Contacting the Police

This experience caused me to discover that the now-canceled television program The District might not have been too unbelievable.


            My niece recently stayed with me for a short period of time after her graduation from the University of Virginia. She spent much of her time traveling back and forth from my house in Annapolis, Maryland to her boyfriend's apartment in the District of Columbia. He was to graduate from Georgetown University a week later than my niece, and the two of them were involved in a flurry of both post and pre graduation activities. One evening at about nine o'clock, she called to say that she was leaving Georgetown to come to my house, a drive of about forty-five minutes. When she hadn't arrived at my house by one o'clock in the morning, I, being the bachelor uncle not used to having a young adult in and out of the house at all hours, had become a nervous wreck. I called the Maryland State Police and was referred to several barracks through which I could get information on any accidents between Georgetown and Annapolis. Each of the troopers to whom I spoke was courteous and efficient and told me of no reported accidents. I then called the District of Columbia police and told my story. I was told by the lady on the phone that they couldn't tell me if there had been an accident unless I knew where the accident was. Upon hearing this totally illogical reply to my inquiry, I was so dumbfounded that I simply hung up.

            By this time, it was one-thirty, and I had to grit my teeth and call her parents in Vermont to inform them of the situation. I was picturing horrific scenes of family discord caused by my "losing" their daughter. Being experience parents of a young adult, they were not as panicked as I and gave me some reasonable suggestions as to my next move. A couple of minutes after I hung up, the phone rang, and it was my niece telling me she had been lost in Washington but had finally found her way back to her friend's and was staying there for the night. I promptly called my sister-in-law and brother to tell them that my niece had been "found." They took the whole affair in stride.

            As I tried to settle down for the night, I was helped in the easing of my tension by considering the amusing and ironic fact that this young woman who had just graduated with high honors from the University of Virginia - not an easy school - had difficulty traveling the relatively simple route from Georgetown to Annapolis - one that she had already driven several times before. I then began to think that maybe it was in the genes for even though I have no problem finding my way around Washington, I have become hopelessly lost is such places as Baltimore, Boston, and Charlottesville which, to others, are far less complicated than the District of Columbia. I guess DC is just one of those difficult places for my niece.

            The next day I began to consider the help I had received from the local law enforcement agencies and assumed that my situation must be repeated hundreds of times each year by other worried parents, relatives, and friends. I decided to write letters to the commander of the Maryland State Police and the chief of the District of Columbia police. In each letter, I briefly outlined my experience. In my letter to the Maryland State Police, I complemented the troopers with whom I spoke but suggested that there be some sort of statewide computer hookup that would enable a person to find out about any accidents in one call rather than having to call individual barracks. In about a month, I received an answer from David B. Mitchell of the Maryland State Police thanking me for my letter and stating that the state was, indeed, instituting a computer aided dispatch system.
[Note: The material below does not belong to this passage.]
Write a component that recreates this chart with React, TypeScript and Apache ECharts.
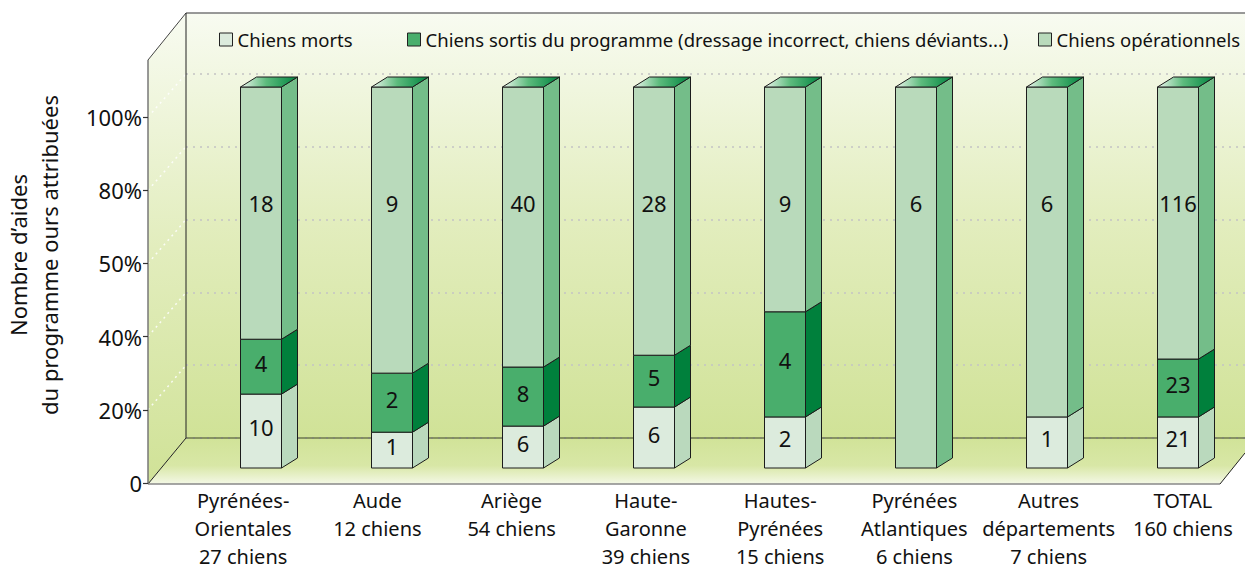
import React, { useEffect, useRef } from "react";
import * as echarts from "echarts";

// ---------- data ----------
const categories = [
  "Pyrénées-\nOrientales\n27 chiens",
  "Aude\n12 chiens",
  "Ariège\n54 chiens",
  "Haute-\nGaronne\n39 chiens",
  "Hautes-\nPyrénées\n15 chiens",
  "Pyrénées\nAtlantiques\n6 chiens",
  "Autres\ndépartements\n7 chiens",
  "TOTAL\n160 chiens",
];
const seriesNames = [
  "Chiens morts",
  "Chiens sortis du programme (dressage incorrect, chiens déviants...)",
  "Chiens opérationnels",
];
// drawn share of each bar (percent)
const mortsPct = [19.4, 9.4, 11.0, 16.0, 13.4, 0, 13.4, 13.4];
const sortisPct = [14.4, 15.5, 15.5, 13.6, 27.6, 0, 0, 15.2];
const operPct = [66.2, 75.1, 73.5, 70.4, 59.0, 100, 86.6, 71.4];
// printed counts
const mortsCount = [10, 1, 6, 6, 2, 0, 1, 21];
const sortisCount = [4, 2, 8, 5, 4, 0, 0, 23];
const operCount = [18, 9, 40, 28, 9, 6, 6, 116];
const yTickLabels = ["0", "20%", "40%", "50%", "80%", "100%"];

// ---------- style ----------
const FONT = "Noto Sans";
const FRONT = ["#dcebdd", "#49ae6c", "#b9dabb"];
const SIDE = ["#bad9bd", "#00803c", "#74bd89"];
const DX = 16;
const DY = -10;
const OPER_LABEL_LEVEL = 69.5;

const wallGradient = () =>
  new echarts.graphic.LinearGradient(0, 0, 0, 1, [
    { offset: 0, color: "#f8fbf1" },
    { offset: 0.5, color: "#e2edbd" },
    { offset: 1, color: "#d0e297" },
  ]);

function makeRender(s: number, counts: number[]) {
  return (params: any, api: any) => {
    const i = api.value(0);
    const lo = api.value(1);
    const hi = api.value(2);
    if (!(hi - lo > 0)) return null;
    const w = 41;
    const cx = api.coord([i, 0])[0];
    const yLo = api.coord([i, lo])[1];
    const yHi = api.coord([i, hi])[1];
    const x0 = cx - w / 2;
    const x1 = cx + w / 2;
    const stroke = "#1c1c1c";
    const children: any[] = [
      {
        type: "rect",
        shape: { x: x0, y: yHi, width: w, height: yLo - yHi },
        style: { fill: FRONT[s], stroke, lineWidth: 1 },
      },
      {
        type: "polygon",
        shape: {
          points: [
            [x1, yHi],
            [x1 + DX, yHi + DY],
            [x1 + DX, yLo + DY],
            [x1, yLo],
          ],
        },
        style: { fill: SIDE[s], stroke, lineWidth: 1 },
      },
    ];
    if (hi >= 99.9) {
      children.push({
        type: "polygon",
        shape: {
          points: [
            [x0, yHi],
            [x0 + DX, yHi + DY],
            [x1 + DX, yHi + DY],
            [x1, yHi],
          ],
        },
        style: {
          fill: new echarts.graphic.LinearGradient(0, 0, 1, 0, [
            { offset: 0, color: "#eef7ee" },
            { offset: 0.45, color: "#5dbb7d" },
            { offset: 1, color: "#00843f" },
          ]),
          stroke,
          lineWidth: 1,
        },
      });
    }
    const c = counts[params.dataIndex];
    if (c > 0) {
      const ly =
        s === 2 ? api.coord([i, OPER_LABEL_LEVEL])[1] : (yLo + yHi) / 2 - 4;
      children.push({
        type: "text",
        x: cx,
        y: ly,
        style: {
          text: String(c),
          fill: "#111",
          font: `22px "${FONT}"`,
          align: "center",
          verticalAlign: "middle",
        },
      });
    }
    return { type: "group", children };
  };
}

export default function App() {
  const ref = useRef<HTMLDivElement>(null);
  useEffect(() => {
    const chart = echarts.init(ref.current!, null, { renderer: "svg" });
    const ranges = (k: number) =>
      categories.map((_, i) => {
        const m = mortsPct[i];
        const so = sortisPct[i];
        const op = operPct[i];
        if (k === 0) return [i, 0, m];
        if (k === 1) return [i, m, m + so];
        return [i, m + so, m + so + op];
      });
    const countsArr = [mortsCount, sortisCount, operCount];

    // wall geometry
    const FL = 148, BL = 186, TOP = 13, LWT = 60, FB = 438, FF = 484, FR = 1220, W = 1245;
    const frontTick = (k: number) => 483 - k * 73.2;
    const backTick = (k: number) => FB - k * 72.8;

    const graphics: any[] = [
      { type: "rect", z: -10, shape: { x: BL, y: TOP, width: W - BL, height: FB - TOP }, style: { fill: wallGradient() } },
      { type: "polygon", z: -10, shape: { points: [[FL, LWT], [BL, TOP], [BL, FB], [FL, FF]] }, style: { fill: wallGradient() } },
      {
        type: "polygon",
        z: -10,
        shape: { points: [[FL, FF], [BL, FB], [W, FB], [W, FF - 31], [FR, FF]] },
        style: {
          fill: new echarts.graphic.LinearGradient(0, 0, 0, 1, [
            { offset: 0, color: "#d1e398" },
            { offset: 0.6, color: "#d8e7a6" },
            { offset: 1, color: "#f4f8e6" },
          ]),
        },
      },
      { type: "line", z: 1, shape: { x1: BL, y1: TOP, x2: W, y2: TOP }, style: { stroke: "#777", lineWidth: 1.5 } },
      { type: "line", z: 1, shape: { x1: FL, y1: LWT, x2: BL, y2: TOP }, style: { stroke: "#444", lineWidth: 1 } },
      { type: "line", z: 1, shape: { x1: BL, y1: TOP, x2: BL, y2: FB }, style: { stroke: "#222", lineWidth: 1 } },
      { type: "line", z: 1, shape: { x1: FL, y1: LWT, x2: FL, y2: FF }, style: { stroke: "#777", lineWidth: 1.5 } },
      { type: "line", z: 1, shape: { x1: FL, y1: FF, x2: BL, y2: FB }, style: { stroke: "#222", lineWidth: 1 } },
      { type: "line", z: 1, shape: { x1: BL, y1: FB, x2: W, y2: FB }, style: { stroke: "#3d4528", lineWidth: 1.2 } },
      { type: "line", z: 1, shape: { x1: FL, y1: FF, x2: FR, y2: FF }, style: { stroke: "#888", lineWidth: 1.5 } },
      { type: "line", z: 1, shape: { x1: FR, y1: FF, x2: W, y2: FF - 31 }, style: { stroke: "#222", lineWidth: 1 } },
      {
        type: "text",
        z: 1,
        x: 33,
        y: 255,
        rotation: Math.PI / 2,
        style: {
          text: "Nombre d’aides\ndu programme ours attribuées",
          font: `22px "${FONT}"`,
          fill: "#111",
          align: "center",
          verticalAlign: "middle",
          lineHeight: 31,
        },
      },
    ];
    for (let k = 1; k <= 5; k++) {
      graphics.push({
        type: "line",
        z: 0,
        shape: { x1: FL, y1: frontTick(k), x2: BL, y2: backTick(k) },
        style: { stroke: "rgba(255,255,255,0.85)", lineWidth: 1.5, lineDash: [2, 4] },
      });
    }

    const legendLefts = [219, 407, 1038];

    chart.setOption({
      animation: false,
      textStyle: { fontFamily: FONT },
      graphic: { elements: graphics },
      legend: seriesNames.map((name, k) => ({
        left: legendLefts[k],
        top: 30,
        padding: 0,
        icon: "rect",
        itemWidth: 13,
        itemHeight: 13,
        itemGap: 0,
        selectedMode: false,
        textStyle: { fontSize: 18.5, color: "#111", fontFamily: FONT },
        data: [{ name, itemStyle: { color: FRONT[k], borderColor: "#222", borderWidth: 1 } }],
      })),
      grid: [
        { left: FL, top: 117, width: 10, bottom: 570 - 483, outerBoundsMode: "none" },
        { left: 195.5, right: 1.5, top: 87, bottom: 570 - 468, outerBoundsMode: "none" },
        { left: BL, right: 0, top: 74, bottom: 570 - FB, outerBoundsMode: "none" },
        { left: 176, right: -5, top: 87, bottom: 570 - 468, outerBoundsMode: "none" },
      ],
      xAxis: [
        { gridIndex: 0, type: "value", show: false },
        { gridIndex: 1, type: "category", data: categories, show: false },
        { gridIndex: 2, type: "value", show: false },
        {
          gridIndex: 3,
          type: "category",
          data: categories,
          axisLine: { show: false },
          axisTick: { show: false },
          axisLabel: {
            interval: 0,
            margin: 18,
            fontSize: 20,
            lineHeight: 28,
            color: "#111",
            fontFamily: FONT,
            verticalAlign: "top",
          },
        },
      ],
      yAxis: [
        {
          gridIndex: 0,
          type: "value",
          min: 0,
          max: 100,
          interval: 20,
          z: 3,
          axisLine: { show: false },
          axisTick: { show: true, length: 5, lineStyle: { color: "#333", width: 1.2 } },
          splitLine: { show: false },
          axisLabel: {
            fontSize: 22,
            color: "#111",
            margin: 6,
            fontFamily: FONT,
            formatter: (v: number) => yTickLabels[Math.round(v / 20)],
          },
        },
        { gridIndex: 1, type: "value", min: 0, max: 100, show: false },
        {
          gridIndex: 2,
          type: "value",
          min: 0,
          max: 100,
          interval: 20,
          axisLine: { show: false },
          axisTick: { show: false },
          axisLabel: { show: false },
          splitLine: { show: true, lineStyle: { color: "#c4c4c4", width: 1.5, type: [2, 5] } },
        },
        { gridIndex: 3, type: "value", min: 0, max: 100, show: false },
      ],
      series: seriesNames.map((name, k) => ({
        name,
        type: "custom",
        xAxisIndex: 1,
        yAxisIndex: 1,
        z: 5,
        itemStyle: { color: FRONT[k], borderColor: "#222", borderWidth: 1 },
        encode: { x: 0, y: [1, 2] },
        renderItem: makeRender(k, countsArr[k]),
        data: ranges(k),
      })),
    });
    return () => chart.dispose();
  }, []);
  return (
    <div
      ref={ref}
      style={{ position: "fixed", left: 0, top: 0, width: 1245, height: 570, background: "#fff" }}
    />
  );
}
I never received any answer from the District of Columbia so am assuming that, to this day, if you need to find out if there has been an accident in our Nation's Capital, you need to know "where the accident is" to get information about it.

            One of new television programs that I enjoy is called The District in which Craig T. Nelson plays a mover and shaker who arrives to eliminate incompetency in the District of Columbia police department. After my experience with trying to find my niece, I tend to believe that that plot line is not too far-fetched.